RAMALLAH. Dal nostro inviato
«Cittadini di Gerusalemme! Svegliatevi, comprate beni e servizi dalle imprese di Giudea e Samaria, non dalle città palestinesi! Al terrorismo economico dobbiamo rispondere per le rime con un contro boicottaggio!», esorta Benny Kashriel, sindaco di Maale Adumim, il più grande insediamento fuori Gerusalemme, alle spalle del monte degli Ulivi.
L'eccesso di punti esclamativi nel suo manifesto "Alla cittadinanza della Grande Gerusalemme" è il segnale di una preoccupazione seria: la terza Intifada palestinese è già iniziata. Questa volta niente bombe né kamikaze ma un libretto intitolato "Guida al combattimento contro i prodotti degli insediamenti". In copertina un dito puntato verso il lettore ammonisce: "La tua coscienza, la tua scelta". L'iniziativa di boicottare tutto ciò che viene prodotto nelle colonie ebraiche dei territori occupati, era nata un anno fa come esperimento. Ora c'è una legge firmata da Abu Mazen che bandisce quei beni dagli scaffali dei mercati e dalle tavole dei palestinesi; c'è una lista illustrata dalla guida con foto e marchi di 500 prodotti e di tutte le imprese che operano fuori dai confini d'Israele, in Cisgiordania che per Israele è Giudea e Samaria; ci sono 13 imprese che hanno deciso di lasciare gli insediamenti dove avevano trasferito la produzione per ottenere esenzioni fiscali, e tornare in Israele per non perdere quote di mercato.
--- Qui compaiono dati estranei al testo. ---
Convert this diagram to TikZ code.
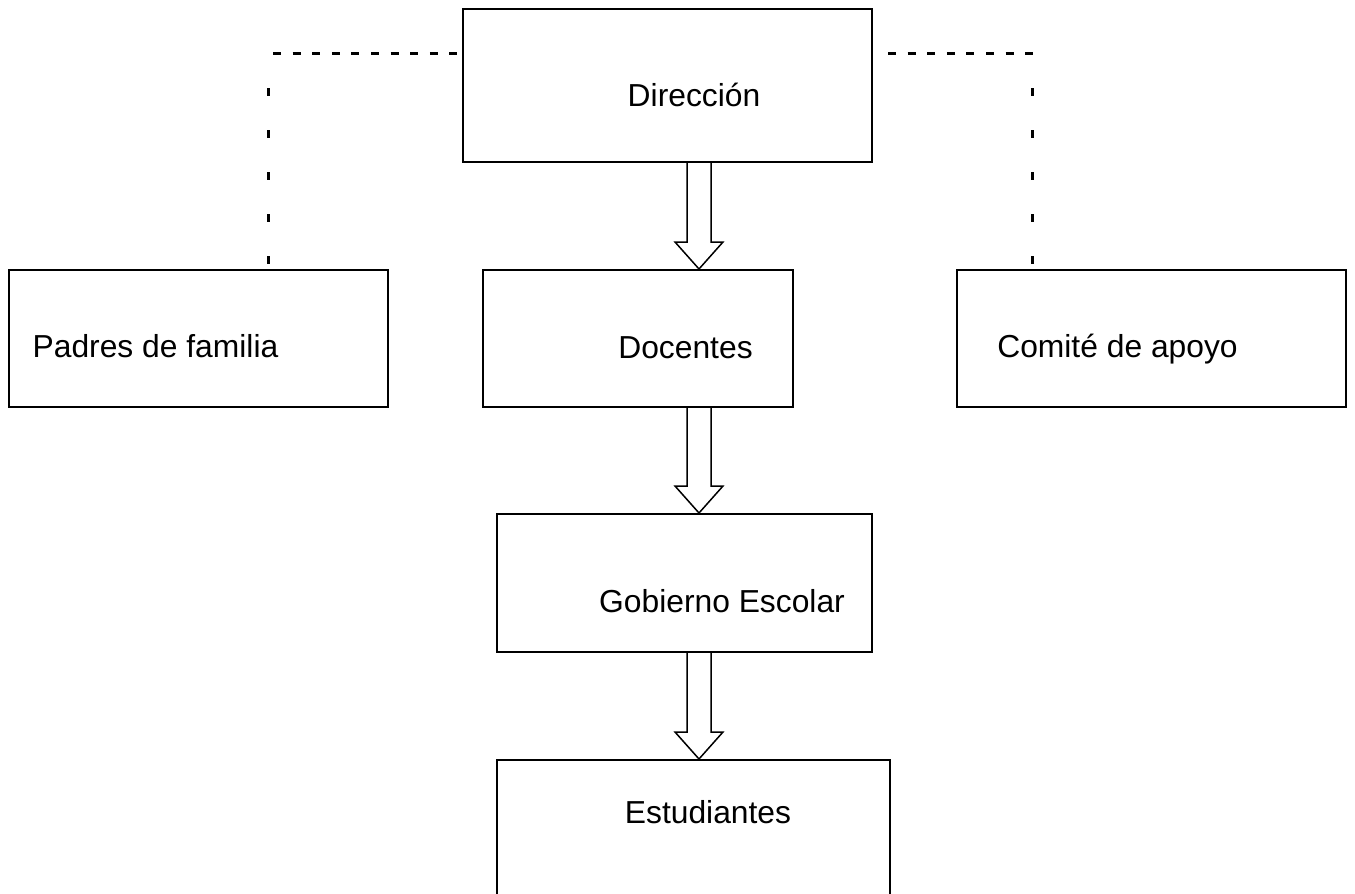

Delle altre Intifada si occupavano le forze armate, di questa la Confindustria israeliana. «Separiamo la politica dall'economia», ha chiesto il suo presidente Shraga Brosh, ai colleghi palestinesi. «È impossibile. Noi facciamo una controproposta: separiamoci politicamente e avviamo una grande cooperazione economica», dice Abdel Hafez Nofal, 56 anni, vice ministro palestinese dell'Economia. "Mister Boycott" è lui. «Tutto è incominciato quando il ministro del Commercio inglese mi disse: "Noi abbiamo deciso di boicottare i prodotti delle colonie. E voi?" Eravamo in una situazione nella quale Ue e paesi arabi compravano i prodotti degli insediamenti e contemporaneamente aiutavano noi. Noi stessi lottavamo per la nostra indipendenza e ogni giorno nei nostri negozi compravamo la loro merce».